Dangerous Electricity

Electricity to the modern age is as indispensible as air, but too much can be a bad thing for automotive and aerospace applications—especially when it is in the form of electrostatic discharge (ESD).

As chips advance to 28nm, 20nm and 16nm, the design window for electrostatic discharge is shrinking for a number of reasons, explained Norman Chang is vice president and senior product strategist at Apache Design.

“First, the Vdd supply of the chip is decreasing from, for example, 1.2 volts down to say, 1 volt, or 0.9 volt or 0.8 volt. The other factor is that the oxide breakdown voltage also decreases. Then, the device is also driving more current and power domains for today’s mobile applications,” he said.

Not to be confused with chip level ESD, which is addressed with HBM (human body model) testing and CDM (charged device model) testing, with system-level ESD, one of the problems is a soft error, which means that it’s not a hard failure for the system but it does need to be rebooted.

“For example, in a mobile phone with a soft error you will reboot it yourself—and that’s kind of annoying,” said Chang. “For a mobile phone, it’s okay, but for real-time systems, like an airplane or an automobile, the rebooting is not acceptable.

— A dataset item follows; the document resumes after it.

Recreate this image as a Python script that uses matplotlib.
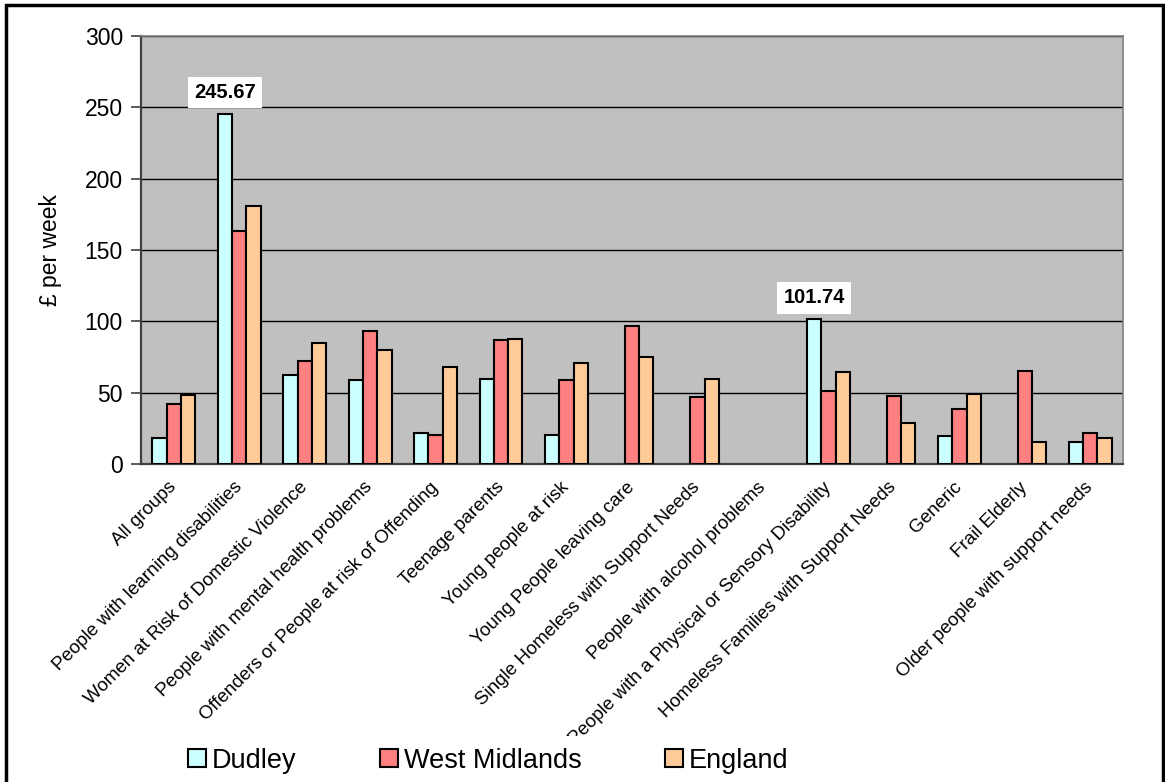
import numpy as np
import matplotlib
matplotlib.use("Agg")
import matplotlib.pyplot as plt
from matplotlib.patches import Rectangle

plt.rcParams['font.family'] = ['Liberation Sans', 'DejaVu Sans']

categories = [
    "All groups",
    "People with learning disabilities",
    "Women at Risk of Domestic Violence",
    "People with mental health problems",
    "Offenders or People at risk of Offending",
    "Teenage parents",
    "Young people at risk",
    "Young People leaving care",
    "Single Homeless with Support Needs",
    "People with alcohol problems",
    "People with a Physical or Sensory Disability",
    "Homeless Families with Support Needs",
    "Generic",
    "Frail Elderly",
    "Older people with support needs",
]

nan = np.nan
dudley = [18.3, 245.67, 62.3, 59.0, 21.8, 59.5, 20.1, nan, nan, nan, 101.74, nan, 19.4, nan, 15.5]
west_midlands = [42.4, 163.4, 72.1, 93.2, 20.4, 87.1, 58.8, 97.0, 46.8, nan, 51.3, 47.8, 38.6, 65.3, 22.0]
england = [48.5, 180.6, 84.7, 79.6, 67.9, 87.8, 71.0, 74.7, 59.9, nan, 64.4, 28.8, 49.2, 15.5, 18.0]

series = [("Dudley", dudley, "#CCFFFF"),
          ("West Midlands", west_midlands, "#FF8080"),
          ("England", england, "#FFCC99")]

fig = plt.figure(figsize=(11.65, 7.82), dpi=100)
ax = fig.add_axes([0.121, 0.4067, 0.843, 0.547])
ax.set_facecolor("#C0C0C0")

x = np.arange(len(categories))
w = 0.218
for i, (name, vals, col) in enumerate(series):
    ax.bar(x + (i - 1) * w, vals, w, color=col, edgecolor="black",
           linewidth=1.5, label=name, zorder=3)

# value labels on the two Dudley peaks
for idx in (1, 10):
    ax.text(x[idx] - w, dudley[idx] + 8, f"{dudley[idx]:.2f}", ha="center",
            va="bottom", fontsize=14.5, fontweight="bold", zorder=5,
            bbox=dict(boxstyle="square,pad=0.3", fc="white", ec="none"))

ax.set_xlim(-0.5, len(categories) - 0.5)
ax.set_ylim(0, 300)
ax.set_yticks(range(0, 301, 50))
ax.yaxis.grid(True, color="black", linewidth=1)
ax.set_axisbelow(True)
ax.tick_params(axis="y", labelsize=16.5, length=7, width=1.2, color="#404040", pad=6)
ax.tick_params(axis="x", length=0, pad=15)
ax.set_xticks(x)
ax.set_xticklabels(categories, rotation=45, ha="right", va="center",
                   rotation_mode="anchor", fontsize=13.5)
ax.set_ylabel("£ per week", fontsize=16.5, labelpad=16)

for s in ("left", "bottom"):
    ax.spines[s].set_color("#404040")
    ax.spines[s].set_linewidth(1.6)
for s in ("top", "right"):
    ax.spines[s].set_color("#808080")
    ax.spines[s].set_linewidth(1.2)

leg = fig.legend(loc="center", bbox_to_anchor=(0.419, 0.027), ncol=3, fontsize=19.5,
                 frameon=True, fancybox=False, edgecolor="none", facecolor="white",
                 framealpha=1, handlelength=0.67, handleheight=0.65, handletextpad=0.2,
                 columnspacing=3.1, borderpad=0.45)
leg.set_zorder(10)

# outer chart border
fig.patches.append(Rectangle((0.0055, -0.01), 0.993, 1.003, transform=fig.transFigure,
                             fill=False, edgecolor="black", linewidth=2.5))

fig.savefig("out.png", dpi=100)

That’s why in aerospace and automotive industries, if they have a soft error, they have to fix the problem.”

When designing a system including ESD protection, he continued, “you want to pay attention to the ‘gun letting’ scenario setup. For example, the gun zaps the connector, then the energy will propagate through the connector to the PCB traces. In between, maybe there is an ESD protection element. These energies will propagate through the protection elements through the PC board traces and at the end will be arriving at the pins of the IC. If the voltage of current is too big when the path arriving at a pin of the chip, if the ESD protection inside a chip is not enough, then you will either destroy the IC or will cause a system reboot.”

Further, at the chip level, all of the inter-domains (the areas between power domains) need ESD protection, and that increases the ESD elements and increases the complexity where you insert the ESD protection.

As such, the need for ESD protection will only increase with smaller geometries, so there is a clear need in the industry for these tools.

“ESD is a big issue because we’re jamming so many electronics into smaller and smaller spaces. Stuff that used to be an aerospace-only issue, where they deal with things like single event upsets (SEUs), are now becoming more prevalent in cars,” observed David Park, director of Solutions Marketing at Synopsys.

Other organizations looking at chip-level ESD include the University of Illinois at Urbana-Champaign, Texas Instruments, Tokyo Electronics Trading Co., Impulse Physics Laboratory, as well as a few European universities. Other EDA companies with activity in this area include Synopsys, Silicon Frontline, Cadence and Mentor Graphics, Chang added.

Related to ESD is electromagnetic interference (EMI), which recently caused a huge automobile recall by Toyota recall in early February. It appears that the airbag sensor chip was receiving EMI that made it believe an impact had occurred which deployed the bag. Toyota is dealing with the problem by adding an electronic filter around either the ECU or the chip itself.

Jeff Garrison, director of marketing, FPGA Implementation at Synopsys, noted that  electromagnetic radiation (EMI) in the atmosphere that can cause a change in state in electronic designs. “Once they get clocked into a design they’re called SEUs. These are kind of soft errors, meaning that it’s more of an error in the data, not the chip itself. It doesn’t hurt the chip but the data that’s going through the chip can get changed by this EM radiation and then that can get propagated through and cause a failure.”

Just as with ESD, in the past, he continued, “this was really only an issue for things going up into space and airplanes, where you’re up in altitude where there is a lot more EM radiation. But with the geometries of devices getting smaller this is a problem on the ground, as well. So in addition to military and aerospace customers, there’s also people that are doing high availability communications and networking, industrial control – anything involving human safety where they want to be able to mitigate the effects of these SEUs.”

The mil/aero industry has used techniques for years to handle SEUs manually, which involves a lot of replication. “There’s a technology called triple modular redundancy (TMR), where you triplicate your design and then you insert some voting logic at the end of the 3 outputs and you take the two out of three voting to get the right signal,” said Garrison. “That way if an SEU gets hit in one of the circuits, the chances of it getting hit in one of the others is really astronomically small.”

He noted that Synopsys has technology to automate that process so design teams can identify critical parts of the design that if something goes wrong could have bad effects, they can perform TMR on it to make sure an SEU can correct on the fly.

“The problem with TMR is it takes a lot of area. Obviously you are making your design three times as big, so normally you’re not going to do it for all of the design, unless you are going into space,” Garrison concluded.

At the end of the day, it appears the choices for automated tools is a bit slim at this time, representing an interesting area to watch develop.